Friday, August 17, 2007

Can the museum be a vehicle for social reform? - - by Maureen

Say “museum” and most people conjure up images of cramped rooms filled with dusty curiosities or sterile marble halls lined with glass cases locked shut. The adjectives “old”, “archaic”, “irrelevant” and “lifeless” leap to mind. With these associations, it seems laughable to suggest that the museum could be an agent for change.

I believe, however, that a viable museum is by definition a vehicle for social reform. What would have to be different for my ideal to prevail?

Museums would have to debunk the myth of history as the replication of the past and replace it with a contemporary conception of history as the collective reproduction of the past. Founded upon this premise, museums would be in a better position to participate in the creation of history on the edge of life, or what could be called "emergent history".

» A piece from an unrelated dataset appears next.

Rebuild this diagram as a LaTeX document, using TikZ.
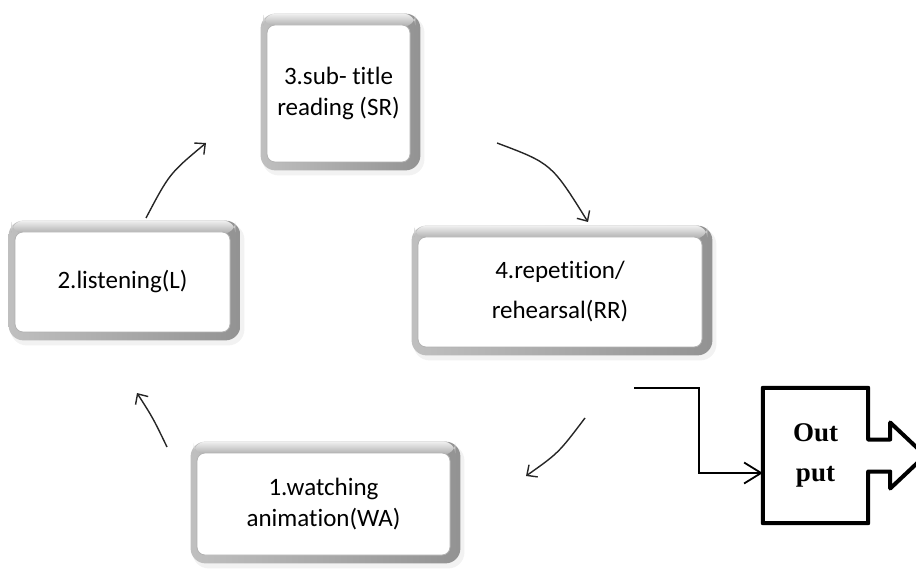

Many museums nowadays strive to produce emergent history. The Lower East Side Museum (LESM), for example, has a mission to promote tolerance and historical perspective about the history of immigration in Manhattan. Through its research, collections, exhibits, training programs and support services for the immigrants in New York City, the LESM has done a lot to spiff up the image of the history museum, but there is more work to be done to shake the dust off the museum in general.

One place to start is by reforming the language commonly used to describe museums -- such as the expression "museums are trustees of the past".

It is undeniable that museums have rendered an important service to humanity by keeping many cultural treasures out of harm's way. For instance, setting aside the question of where it belongs today, what would have become of the Parthenon frieze if there hadn’t been a British Museum to keep it safe from deterioration, looting and destruction? The comparison to a "trustee", however, is archaic and dysfunctional. Most people today reject the notion that the museum, or any other institution, should be entrusted with selection, conservation, interpretation, or presentation of the past. Moreover, few people believe any longer that history is a simple recitation of what-really-happened.

Many museum professionals would be the first to reject the notion of the museum as "the trustee of the past". They know that the museum's relationship to the past and to the public is much more complicated. Each day, museum employees are confronted with myriads of choices concerning acquisitions, restoration, interpretation, exhibition space, labeling, programming, scheduling, publicity, etc. which determine the range of possible representations which the museum can make of the past. Moreover, they know that the organizational structure and communications system of the museum set further limitations.

These observations about the limitations imposed on museums are not a criticism. They are a commentary on the nature of doing history. It's not possible to tell a story about the world that contains the whole world. Given a different location, curator or moment in time, the same museum working with the same objects would probably produce a very different exhibit. The new exhibit would not necessarily be more "right" than an earlier one; assuming the process was methodical, the interpretation could simply be different. Just as it is possible for an archeologist to tell more than one plausible story about the same set of pottery shards, it is possible for there to be different interpretations of the past.

A multiplicity of "right" readings of the past does not mean that all interpretations are neither right nor equally good. There can be "wrong" readings of the past, and there can be one reading which better satisfies a person's sense of adequacy than an other.

The essential point is the following: museums -- like all people, groups and institutions -- need to come to terms with with a contemporary conception of history as the collective reproduction of the past. The world of the Internet has changed people's expectations for information and images. In light of the threat these changes post to museums and the potential power of museums to serve the public as an organ of social reform, it seems to me that museums should embrace their role in the historical process, promote the new conception of history and restructure their organizations so as to fully participate in the reproduction of history on the edge of life.